By Pat Wallwork
Small-business advertisers beware: The perfect storm is coming. Buoyed by the recent economic surge, advertising spending is rising, with many media organizations attributing their newfound profits to booming ad sales. The combination of the Athens 2004 Olympic Games, the close Presidential race, and the new 52-week television season means advertisers will soon be competing for a finite amount of available media ad time. How will this affect entrepreneurs' strategies and spending?
To adapt to the new climate, advertisers and media buyers at small businesses need to examine each situation, and become extremely creative and resourceful with their media placement.
Large advertisers purchased a lot of commercial time well before and during the Olympic broadcasts. Meanwhile, promo spots for the networks' new-season programs also will decrease available inventory while hiking prices for the commercial airtime that is left. Sensing the change, several major advertisers have made their moves early, booking advance spots for Fox's and NBC's new 52-week seasons, even before the latest shows have had a chance to build their audiences.
CHANGE IN THE WEATHER.
This trend has left many smaller advertisers waiting and watching to pick up the "scatter market." Like scavengers, they are looking to take advantage of the opportunities left by the big, early buyers. While scatter prices are higher and the spots generally less efficient, a counter-programming strategy -- for example, buying ad time on SoapNet's Days of Our Lives Marathon, which was aimed at viewers with no interest in watching Olympic athletics -- can still reach an audience.
Where else can small advertisers turn to maximize returns on their ad budgets?

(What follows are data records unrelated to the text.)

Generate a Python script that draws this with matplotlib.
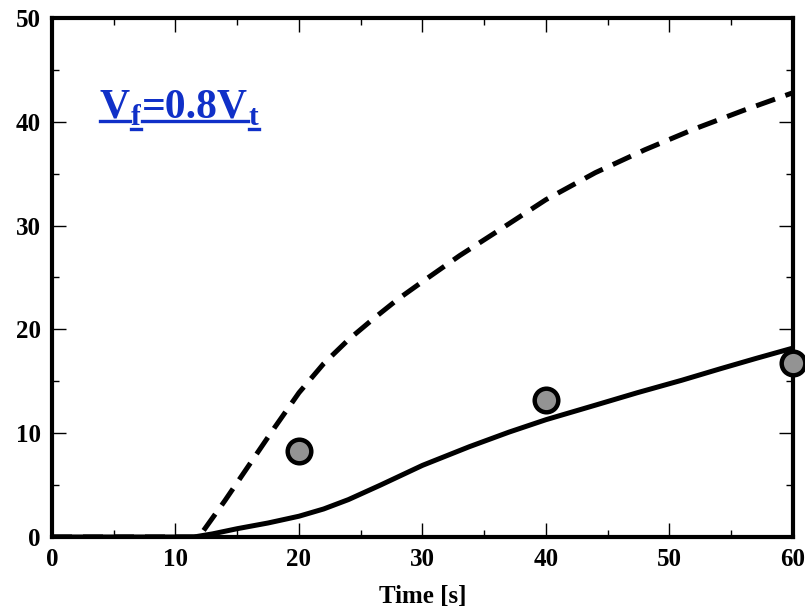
import numpy as np
import matplotlib
matplotlib.use('Agg')
import matplotlib.pyplot as plt
from matplotlib.lines import Line2D

matplotlib.rcParams['font.family'] = ['Liberation Serif', 'DejaVu Serif']
matplotlib.rcParams['font.weight'] = 'bold'

# solid curve
t_solid = [0, 5, 10, 11.5, 13, 15, 17.5, 20, 22, 24, 26.6, 30, 33.8, 37, 40, 44, 47.4, 51, 54.1, 57, 60]
y_solid = [0, 0, 0, 0, 0.3, 0.8, 1.35, 2.0, 2.7, 3.6, 5.0, 6.9, 8.7, 10.1, 11.3, 12.7, 13.9, 15.1, 16.2, 17.2, 18.2]

# dashed curve
t_dash = [0, 5, 10, 11.9, 14, 16, 18, 20, 22, 24, 26, 28, 30, 33, 36, 40, 44, 48, 52, 56, 60]
y_dash = [0, 0, 0, 0, 3.5, 7.0, 10.5, 13.9, 16.7, 19.0, 21.0, 22.9, 24.6, 27.1, 29.4, 32.5, 35.1, 37.3, 39.3, 41.1, 42.8]

# measured points
t_pts = [20, 40, 60]
y_pts = [8.3, 13.2, 16.8]

label_parts = [('V', False), ('f', True), ('=0.8V', False), ('t', True)]
blue = '#1030c8'

fig = plt.figure(figsize=(8.05, 6.08), dpi=100)
ax = fig.add_axes([0.0646, 0.1168, 0.9204, 0.8536])

ax.plot(t_solid, y_solid, color='black', lw=3.6, solid_capstyle='butt', zorder=3)
ax.plot(t_dash, y_dash, color='black', lw=3.6, dashes=(4.0, 2.2), zorder=3)
ax.plot(t_pts, y_pts, 'o', ms=17, mfc='#939393', mec='black', mew=3.2,
        clip_on=False, zorder=4)

ax.set_xlim(0, 60)
ax.set_ylim(0, 50)
ax.set_xticks(np.arange(0, 61, 10))
ax.set_yticks(np.arange(0, 51, 10))
ax.set_xticks(np.arange(0, 61, 5), minor=True)
ax.set_yticks(np.arange(0, 51, 5), minor=True)
ax.tick_params(which='both', direction='in', top=True, right=True, width=1.0,
               labelsize=18, pad=8)
ax.tick_params(which='major', length=10)
ax.tick_params(which='minor', length=5)
for s in ax.spines.values():
    s.set_linewidth(3)
ax.set_xlabel('Time [s]', fontsize=18, fontweight='bold', labelpad=10)

# V_f=0.8V_t, underlined like a word processor label
fig.canvas.draw()
r = fig.canvas.get_renderer()
W, H = fig.bbox.width, fig.bbox.height
x = 100.0
base_main = H - 117
base_sub = H - 125
for s, sub in label_parts:
    yb = base_sub if sub else base_main
    t = fig.text(x / W, yb / H, s, fontsize=21 if sub else 30, color=blue,
                 ha='left', va='baseline', fontweight='bold')
    bb = t.get_window_extent(r)
    uy = (yb - 4) / H
    fig.add_artist(Line2D([x / W, bb.x1 / W], [uy, uy], color=blue, lw=2.4))
    x = bb.x1 + 1

fig.savefig('out.png', dpi=100)
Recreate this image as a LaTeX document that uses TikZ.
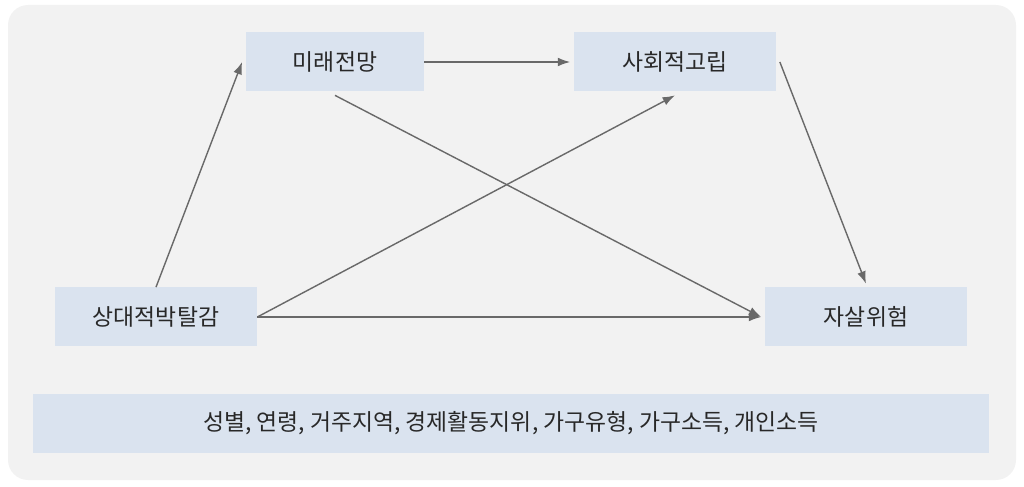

The one-word answer: technology, which is allowing ads to be customized for specific and often, quite narrow, target markets. For example, the Weather Channel plans to offer media buyers the option of tailoring their ads to each forecast. This means that an auto dealership, say, could match and mate commercials for rugged trucks with a forecast for rain or snow, and ads for convertibles when the sun is predicted to shine. Cable is creating more and more of these niche opportunities, and since the ratings of some cable programs are beginning to rival those of the networks, the potential for smaller businesses to exploit these advances can only increase.
A number of smaller businesses are also pushing the limits of advertising's new frontier, with marketers of wireless products just starting to use databases of user-profiles to deliver personalized ads via cell phones. With 1.3 billion wireless phones in the world, this untapped media channel allows tailored, one-to-one marketing. Some such ads even make reference to the time of day and real-time location of the potential customer.
It requires little imagination to spot the potential. For example, if you own a fashionable clothing store, it would be possible to specifically alert a passing customer by cell phone that the latest consignment of Manolo Blahniks had just arrived in the shoe section. Yet that approach is not without peril. Unless advertisers tread with care, such tactics might easily incite angry protests about invasions of privacy.
Without taking innovative approaches, however, small advertisers face an increasingly uphill battle. Fact is, in the local and national markets, traditional TV commercials simply don't reach as many people as they once did. About 40 years ago, an ad that ran on the three major networks would typically be viewed by 80% of American women. Today, with media fragmentation the prevailing trend, that commercial would need to run on 100 television channels to achieve the same result. Small businesses that don't prepare for the coming sea change are sure to get swamped.
Wallwork is the media director and partner at advertising agency McKee Wallwork Henderson in New Mexico.